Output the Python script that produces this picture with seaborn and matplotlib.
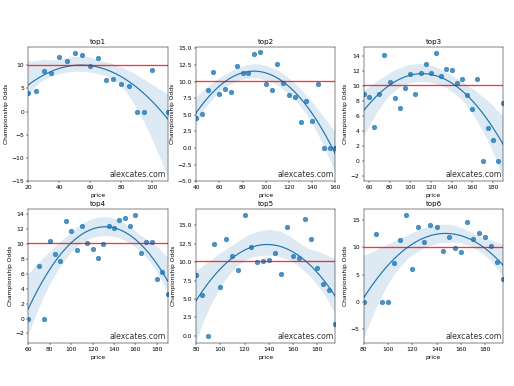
import matplotlib
matplotlib.use("Agg")
import matplotlib.pyplot as plt
import seaborn as sns
import pandas as pd

titles = ["top1", "top2", "top3", "top4", "top5", "top6"]

x1 = [20, 25, 30, 35, 40, 45, 50, 55, 60, 65, 70, 75, 80, 85, 90, 95, 100, 110]
y1 = [4.0, 4.4, 8.8, 8.4, 11.8, 10.9, 12.7, 12.2, 9.8, 11.5, 6.9, 7.1, 5.9, 5.5, 0, 0, 8.9, 0]

x2 = list(range(40, 161, 5))
y2 = [4.5, 5.1, 8.8, 11.4, 8.1, 8.9, 8.5, 12.4, 11.3, 11.3, 14.2, 14.4, 9.7, 8.8,
      12.6, 9.8, 8.0, 7.7, 3.9, 7.0, 4.1, 9.7, 0, 0, 0]

x3 = list(range(55, 191, 5))
y3 = [9.0, 8.6, 4.5, 8.9, 14.1, 10.5, 8.4, 7.1, 9.8, 11.6, 8.9, 11.7, 12.9, 11.7,
      14.4, 11.3, 12.3, 12.2, 10.4, 11.0, 8.8, 6.9, 11.0, 0, 4.4, 2.8, 0, 7.7]

x4 = [60, 70, 75, 80, 85, 90, 95, 100, 105, 110, 115, 120, 125, 130, 135, 140,
      145, 150, 155, 160, 165, 170, 175, 180, 185, 190]
y4 = [0, 7.1, 0, 10.4, 8.7, 7.7, 13.1, 11.7, 9.2, 12.4, 10.1, 9.4, 8.1, 10.0,
      12.4, 12.2, 13.2, 13.5, 12.5, 13.9, 8.8, 10.3, 10.3, 5.3, 6.2, 3.3]

x5 = list(range(80, 196, 5))
y5 = [8.3, 5.6, 0, 12.5, 6.6, 13.1, 10.9, 8.9, 16.4, 12.0, 10.0, 10.2, 10.3, 11.2,
      8.4, 14.8, 10.9, 10.5, 15.8, 13.1, 9.2, 7.1, 6.2, 1.6]

x6 = [80, 90, 95, 100, 105, 110, 115, 120, 125, 130, 135, 140, 145, 150, 155,
      160, 165, 170, 175, 180, 185, 190, 195]
y6 = [0, 12.4, 0, 0, 7.1, 11.3, 15.9, 6.1, 13.7, 10.9, 14.1, 13.8, 9.4, 11.8,
      9.9, 9.1, 14.7, 11.5, 12.7, 11.8, 10.3, 7.3, 4.1]

threshold = 10.1
ylims = [(-15, 13.9), (-5.0, 15.2), (-2.7, 15.2), (-3.3, 14.7), (-1.0, 17.2), (-7.6, 17.0)]

xs = [x1, x2, x3, x4, x5, x6]
ys = [y1, y2, y3, y4, y5, y6]

W, H = 514, 386
dpi = W / 12.0
fig, axes = plt.subplots(2, 3, figsize=(12.0, H / dpi), dpi=dpi)
fig.subplots_adjust(left=0.055, right=0.979, top=0.878, bottom=0.111,
                    wspace=0.204, hspace=0.209)

for ax, t, x, y, yl in zip(axes.flat, titles, xs, ys, ylims):
    df = pd.DataFrame({"price": x, "Championship Odds": y})
    sns.regplot(data=df, x="price", y="Championship Odds", order=2, ax=ax,
                seed=0, scatter_kws={"s": 60}, line_kws={"lw": 2})
    ax.axhline(threshold, color="red", alpha=0.8, lw=2.2)
    ax.set_xlim(min(x), max(x))
    ax.set_ylim(*yl)
    ax.set_title(t, fontsize=12)
    ax.text(0.99, 0.015, "alexcates.com", ha="right", va="bottom",
            transform=ax.transAxes, fontsize=13, color="#333333")

fig.savefig("out.png", dpi=dpi)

+ + + + +

● **WORK TO COMPLETE**: Output nothing but the number of lines in the data containing the string "seaborn".

● **RESPONSE TO THE EXERCISE**: 2